No caso do PT, especificamente, causou impacto o parecer do procurador Roberto Gurgel em suas alegações finais ao processo do mensalão. A expectativa no partido era que o ex-ministro José Dirceu fosse excluído do processo, por falta de provas, a exemplo do que ocorreu com Luiz Gushiken, outro ex-ministro integrante do núcleo duro de governo no primeiro mandato. Um dia depois de ser reconduzido no cargo, Gurgel não só manteve Dirceu como réu do mensalão, como dedicou um terço das alegações finais ao todo ex-poderoso ministro de Lula.
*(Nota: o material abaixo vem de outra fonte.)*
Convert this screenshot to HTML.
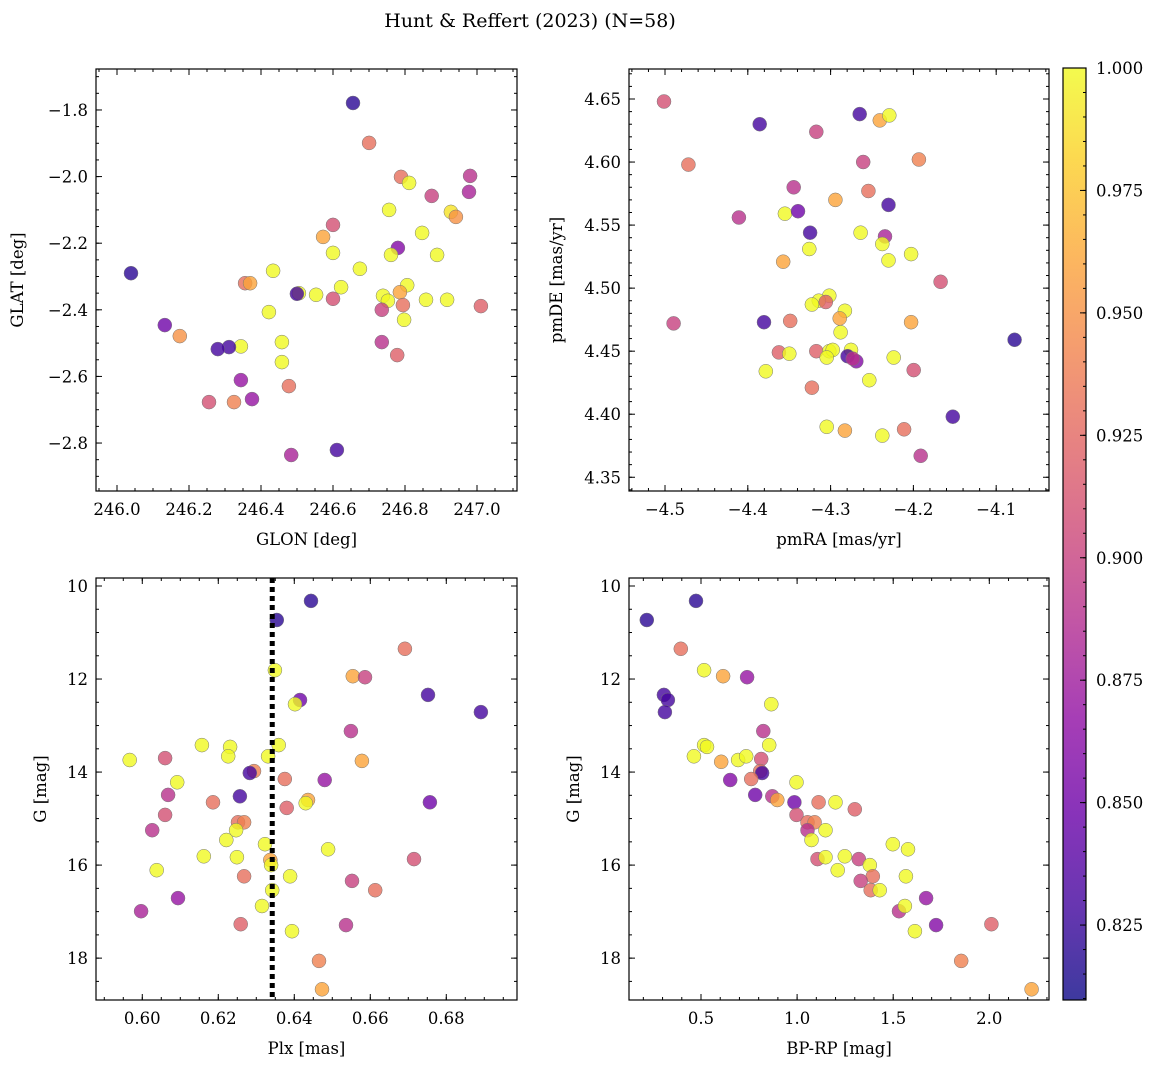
<!DOCTYPE html>
<html><head><meta charset="utf-8"><style>
body{margin:0;background:#fff}
svg{display:block;font-family:"DejaVu Serif","Liberation Serif",serif}
</style></head><body>
<svg id="fig" width="1160" height="1068" viewBox="0 0 1160 1068" xmlns="http://www.w3.org/2000/svg">
<text x="530" y="27" text-anchor="middle" font-size="19">Hunt &amp; Reffert (2023) (N=58)</text>
</svg>
<script>
// ---- Panel 1: GLON vs GLAT ----
const p1X=[246.6556,246.7004,246.7889,246.8113,246.9809,246.9777,246.8742,246.9276,246.9414,246.7558,246.6001,246.5724,246.8476,246.7804,246.6001,246.7612,246.8892,246.4337,246.6748,246.6225,246.806,246.3558,246.3697,246.039,246.5052,246.4998,246.5532,246.7388,246.7526,246.7857,246.7942,246.8582,246.9169,247.0108,246.6001,246.7356,246.422,246.7974,246.1329,246.1745,246.4582,246.3441,246.311,246.2801,246.7356,246.7782,246.4582,246.3441,246.4774,246.2556,246.3249,246.375,246.6108,246.4838];
const p1Y=[-1.779,-1.899,-2.001,-2.019,-1.998,-2.046,-2.058,-2.106,-2.121,-2.10,-2.145,-2.181,-2.169,-2.214,-2.229,-2.235,-2.235,-2.283,-2.277,-2.332,-2.326,-2.32,-2.32,-2.29,-2.35,-2.352,-2.355,-2.358,-2.373,-2.347,-2.386,-2.37,-2.37,-2.389,-2.367,-2.40,-2.407,-2.43,-2.446,-2.479,-2.497,-2.51,-2.512,-2.518,-2.497,-2.536,-2.557,-2.611,-2.629,-2.677,-2.677,-2.668,-2.821,-2.836];
const p1P=[0.82,0.93,0.93,1.0,0.89,0.88,0.90,0.99,0.95,1.0,0.91,0.96,1.0,0.86,1.0,1.0,1.0,1.0,1.0,1.0,1.0,0.93,0.96,0.82,1.0,0.83,1.0,1.0,1.0,0.96,0.93,1.0,1.0,0.92,0.91,0.90,1.0,1.0,0.85,0.95,1.0,1.0,0.83,0.83,0.89,0.92,1.0,0.87,0.93,0.91,0.94,0.87,0.83,0.88];
// ---- Panel 2: pmRA vs pmDE ----
const p2X=[-4.5012,-4.3856,-4.2648,-4.2406,-4.2291,-4.3173,-4.4718,-4.2606,-4.1933,-4.3446,-4.2543,-4.2301,-4.2942,-4.4108,-4.3552,-4.3394,-4.3247,-4.2637,-4.2343,-4.2375,-4.3257,-4.2028,-4.2301,-4.3572,-4.1671,-4.3016,-4.3142,-4.3226,-4.3058,-4.2827,-4.289,-4.3804,-4.3488,-4.4896,-4.2028,-4.0778,-4.2879,-4.3625,-4.3499,-4.3173,-4.3016,-4.2974,-4.2753,-4.2795,-4.269,-4.2732,-4.3047,-4.2238,-4.3783,-4.1996,-4.2532,-4.3226,-4.1524,-4.3047,-4.2827,-4.2112,-4.2375,-4.1912];
const p2Y=[4.648,4.630,4.638,4.633,4.637,4.624,4.598,4.600,4.602,4.580,4.577,4.566,4.570,4.556,4.559,4.561,4.544,4.544,4.541,4.535,4.531,4.527,4.522,4.521,4.505,4.494,4.490,4.487,4.489,4.482,4.476,4.473,4.474,4.472,4.473,4.459,4.465,4.449,4.448,4.450,4.450,4.451,4.451,4.446,4.442,4.444,4.445,4.445,4.434,4.435,4.427,4.421,4.398,4.390,4.387,4.388,4.383,4.367];
const p2P=[0.91,0.83,0.83,0.96,1.0,0.90,0.93,0.90,0.94,0.89,0.93,0.83,0.96,0.89,1.0,0.85,0.83,1.0,0.88,1.0,1.0,1.0,1.0,0.96,0.91,1.0,1.0,1.0,0.92,1.0,0.96,0.83,0.93,0.90,0.96,0.82,1.0,0.92,1.0,0.92,1.0,1.0,1.0,0.83,0.86,0.89,1.0,1.0,1.0,0.91,1.0,0.93,0.83,1.0,0.96,0.93,1.0,0.89];
// ---- Panel 3: Plx vs G ----
const p3X=[0.6444,0.6354,0.6691,0.6349,0.6554,0.6586,0.6752,0.6415,0.6402,0.6891,0.6549,0.6157,0.6231,0.6359,0.6060,0.6226,0.6331,0.5967,0.6578,0.6294,0.6283,0.6092,0.6375,0.6480,0.6068,0.6257,0.6186,0.6757,0.6436,0.6430,0.6380,0.6060,0.6252,0.6268,0.6247,0.6026,0.6221,0.6323,0.6489,0.6162,0.6249,0.6715,0.6337,0.6339,0.6038,0.6389,0.6268,0.6552,0.6613,0.6342,0.6094,0.6315,0.5997,0.6259,0.6536,0.6394,0.6465,0.6473];
const p3Y=[10.32,10.73,11.35,11.81,11.94,11.96,12.34,12.45,12.54,12.71,13.12,13.42,13.46,13.42,13.70,13.66,13.66,13.74,13.76,13.98,14.02,14.22,14.15,14.17,14.49,14.52,14.65,14.65,14.60,14.67,14.77,14.92,15.08,15.08,15.25,15.25,15.46,15.55,15.66,15.81,15.83,15.87,15.89,16.00,16.11,16.24,16.24,16.34,16.54,16.54,16.71,16.88,16.99,17.27,17.29,17.42,18.06,18.67];
const p3P=[0.82,0.82,0.93,1.0,0.96,0.90,0.83,0.85,1.0,0.83,0.89,1.0,1.0,1.0,0.91,1.0,1.0,1.0,0.96,0.94,0.83,1.0,0.93,0.87,0.89,0.83,0.93,0.85,0.96,1.0,0.92,0.91,0.93,0.94,1.0,0.89,1.0,1.0,1.0,1.0,1.0,0.91,0.96,1.0,1.0,1.0,0.93,0.90,0.93,1.0,0.87,1.0,0.88,0.92,0.89,1.0,0.94,0.96];
const plxRef=0.6342;
// ---- Panel 4: BP-RP vs G ----
const p4X=[0.218,0.474,0.395,0.307,0.328,0.312,0.516,0.615,0.740,0.866,0.824,0.516,0.531,0.855,0.463,0.605,0.693,0.735,0.813,0.808,0.818,0.652,0.761,0.997,0.782,0.871,0.897,0.986,1.112,1.200,0.997,1.300,1.054,1.091,1.054,1.148,1.075,1.498,1.577,1.106,1.148,1.248,1.321,1.378,1.211,1.394,1.566,1.331,1.671,1.383,1.430,1.530,1.561,1.723,2.011,1.613,1.854,2.220];
const p4Y=[10.73,10.32,11.35,12.34,12.45,12.71,11.81,11.94,11.96,12.54,13.12,13.42,13.46,13.42,13.66,13.78,13.74,13.66,13.72,13.98,14.02,14.17,14.15,14.22,14.49,14.52,14.60,14.65,14.65,14.65,14.92,14.80,15.08,15.08,15.25,15.25,15.46,15.55,15.66,15.87,15.83,15.81,15.87,16.00,16.11,16.24,16.24,16.34,16.71,16.54,16.54,16.99,16.88,17.29,17.27,17.42,18.06,18.67];
const p4P=[0.82,0.82,0.93,0.83,0.83,0.83,1.0,0.96,0.87,1.0,0.89,1.0,1.0,1.0,1.0,0.96,1.0,1.0,0.91,0.93,0.83,0.86,0.93,1.0,0.85,0.89,0.96,0.85,0.93,1.0,0.91,0.92,0.93,0.94,0.89,1.0,1.0,1.0,1.0,0.91,1.0,1.0,0.90,1.0,1.0,0.93,1.0,0.90,0.87,0.93,1.0,0.89,1.0,0.86,0.92,1.0,0.94,0.96];
const cbTicks=[0.825,0.850,0.875,0.900,0.925,0.950,0.975,1.000];

const NS='http://www.w3.org/2000/svg';
const svg=document.getElementById('fig');
const VMIN=0.8097,VMAX=1.0;
const stops=['#0d0887','#41049d','#6a00a8','#8f0da4','#b12a90','#cc4778','#e16462','#f2844b','#fca636','#fcce25','#f0f921'];
function hex(h){return [1,3,5].map(i=>parseInt(h.substr(i,2),16));}
function plasma(t){t=Math.max(0,Math.min(1,t));const f=t*10,i=Math.min(9,Math.floor(f)),u=f-i;const a=hex(stops[i]),b=hex(stops[i+1]);return 'rgb('+a.map((v,k)=>Math.round(v+(b[k]-v)*u)).join(',')+')';}
function el(tag,attrs,parent){const e=document.createElementNS(NS,tag);for(const k in attrs)e.setAttribute(k,attrs[k]);(parent||svg).appendChild(e);return e;}
function fmt(v,d){return (v<0?'\u2212':'')+Math.abs(v).toFixed(d);}

function panel(o){
  const g=el('g',{});
  
  
  const {x0,x1,y0,y1}=o.box;
  const sx=v=>x0+(v-o.xr[0])/(o.xr[1]-o.xr[0])*(x1-x0);
  const sy=v=>o.yinv? y0+(v-o.yr[0])/(o.yr[1]-o.yr[0])*(y1-y0) : y1-(v-o.yr[0])/(o.yr[1]-o.yr[0])*(y1-y0);
  for(let i=0;i<o.xs.length;i++){
    const c=el('circle',{cx:sx(o.xs[i]).toFixed(1),cy:sy(o.ys[i]).toFixed(1),r:7,fill:plasma((o.ps[i]-VMIN)/(VMAX-VMIN)),'fill-opacity':0.8,stroke:'#777','stroke-width':0.5},g);
    
    
  }
  if(o.vline!==undefined){
    const l=el('line',{x1:sx(o.vline),x2:sx(o.vline),y1:y0,y2:y1,stroke:'#000','stroke-width':5,'stroke-dasharray':'5 4'},g);
    
    
  }
  const eps=1e-9;
  function ticks(r,step,cb){const s=Math.ceil(Math.min(r[0],r[1])/step-eps),e=Math.floor(Math.max(r[0],r[1])/step+eps);for(let k=s;k<=e;k++)cb(k*step);}
  ticks(o.xr,o.xminor,v=>{const x=sx(v);el('line',{x1:x,x2:x,y1:y1,y2:y1-3,stroke:'#000'},g);el('line',{x1:x,x2:x,y1:y0,y2:y0+3,stroke:'#000'},g);});
  ticks(o.yr,o.yminor,v=>{const y=sy(v);el('line',{x1:x0,x2:x0+3,y1:y,y2:y,stroke:'#000'},g);el('line',{x1:x1,x2:x1-3,y1:y,y2:y,stroke:'#000'},g);});
  o.xticks.forEach(v=>{const x=sx(v);el('line',{x1:x,x2:x,y1:y1,y2:y1-6,stroke:'#000'},g);el('line',{x1:x,x2:x,y1:y0,y2:y0+6,stroke:'#000'},g);
    const t=el('text',{x:x,y:y1+24,'text-anchor':'middle','font-size':16.5},g);t.textContent=fmt(v,o.xd);
    
    });
  o.yticks.forEach(v=>{const y=sy(v);el('line',{x1:x0,x2:x0+6,y1:y,y2:y,stroke:'#000'},g);el('line',{x1:x1,x2:x1-6,y1:y,y2:y,stroke:'#000'},g);
    const t=el('text',{x:x0-8,y:y+6,'text-anchor':'end','font-size':16.5},g);t.textContent=fmt(v,o.yd);
    
    });
  const fr=el('rect',{x:x0,y:y0,width:x1-x0,height:y1-y0,fill:'none',stroke:'#000','stroke-width':1.2},g);
  
  
  const xl=el('text',{x:(x0+x1)/2,y:y1+54,'text-anchor':'middle','font-size':16.5},g);xl.textContent=o.xlabel;
  
  
  const yc=(y0+y1)/2;
  const yl=el('text',{x:o.ylx,y:yc,'text-anchor':'middle','font-size':16.5,transform:'rotate(-90 '+o.ylx+' '+yc+')'},g);yl.textContent=o.ylabel;
  
  
}
function rng(a,b,s){const r=[];for(let v=a;v<=b+1e-9;v+=s)r.push(+v.toFixed(6));return r;}

panel({name:'glon-glat-panel',box:{x0:96,x1:517,y0:69,y1:491},xr:[245.9417,247.1111],yr:[-2.944,-1.677],xs:p1X,ys:p1Y,ps:p1P,
  xticks:rng(246,247,0.2),yticks:rng(-2.8,-1.8,0.2),xminor:0.05,yminor:0.05,xd:1,yd:1,xlabel:'GLON [deg]',ylabel:'GLAT [deg]',ylx:23});
panel({name:'proper-motion-panel',box:{x0:629,x1:1049,y0:69,y1:491},xr:[-4.5435,-4.0362],yr:[4.3391,4.6738],xs:p2X,ys:p2Y,ps:p2P,
  xticks:rng(-4.5,-4.1,0.1),yticks:rng(4.35,4.65,0.05),xminor:0.02,yminor:0.01,xd:1,yd:2,xlabel:'pmRA [mas/yr]',ylabel:'pmDE [mas/yr]',ylx:562});
panel({name:'parallax-magnitude-panel',box:{x0:96,x1:517,y0:578,y1:1000},xr:[0.58782,0.69861],yr:[9.828,18.90],yinv:true,xs:p3X,ys:p3Y,ps:p3P,vline:plxRef,
  xticks:rng(0.60,0.68,0.02),yticks:rng(10,18,2),xminor:0.005,yminor:0.5,xd:2,yd:0,xlabel:'Plx [mas]',ylabel:'G [mag]',ylx:46});
panel({name:'color-magnitude-panel',box:{x0:629,x1:1049,y0:578,y1:1000},xr:[0.1254,2.3106],yr:[9.828,18.90],yinv:true,xs:p4X,ys:p4Y,ps:p4P,
  xticks:rng(0.5,2.0,0.5),yticks:rng(10,18,2),xminor:0.1,yminor:0.5,xd:1,yd:0,xlabel:'BP-RP [mag]',ylabel:'G [mag]',ylx:579});

(function(){
  const g=el('g',{});
  
  
  const defs=el('defs',{},g);
  const lg=el('linearGradient',{id:'cbg',x1:0,y1:1,x2:0,y2:0},defs);
  for(let i=0;i<=20;i++)el('stop',{offset:(i/20),'stop-color':plasma(i/20)},lg);
  const x0=1063,x1=1086,y0=68,y1=1000;
  el('rect',{x:x0,y:y0,width:x1-x0,height:y1-y0,fill:'url(#cbg)','fill-opacity':0.8},g);
  const sy=v=>y1-(v-VMIN)/(VMAX-VMIN)*(y1-y0);
  for(let v=Math.ceil(VMIN/0.005)*0.005;v<=VMAX+1e-9;v+=0.005){const y=sy(v);el('line',{x1:x1,x2:x1-3,y1:y,y2:y,stroke:'#000'},g);}
  cbTicks.forEach(v=>{const y=sy(v);el('line',{x1:x1,x2:x1-6,y1:y,y2:y,stroke:'#000'},g);
    const t=el('text',{x:x1+10,y:y+6,'font-size':16.5},g);t.textContent=v.toFixed(3);
    
    });
  el('rect',{x:x0,y:y0,width:x1-x0,height:y1-y0,fill:'none',stroke:'#000','stroke-width':1.2},g);
})();
</script>
</body></html>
Boa parte do PT culpa o ministro José Eduardo Cardozo (Justiça) por nem ao menos suspeitar do parecer de Gurgel. A defesa dos aliados do ministro é que ele realmente encara o Ministério Público Federal como um órgão autônomo. O julgamento do mensalão deve ocorrer no primeiro semestre de 2012. Se Dirceu for condenado, ficará mais dez anos sem poder disputar uma eleição –em 2014 acabam os oito decretados pela Câmara na cassação de seu mandato, mas então ele cairia na lei da ficha limpa, por ter sido condenado por um colegiado.
Cardozo, provavelmente, está sendo injustiçado no PT: Gurgel não tinha como recuar em relação a Dirceu depois que o ex-procurador Antonio Fernando o identificara como “chefe da quadrilha” do mensalão. Agora, ao ampliar o libelo contra o ex-ministro talvez tenha facilitado sua absolvição no Supremo, pois há certo consenso entre os advogados que atuam nos tribunais superiores de que o processo não apresenta prova contra o ex-ministro.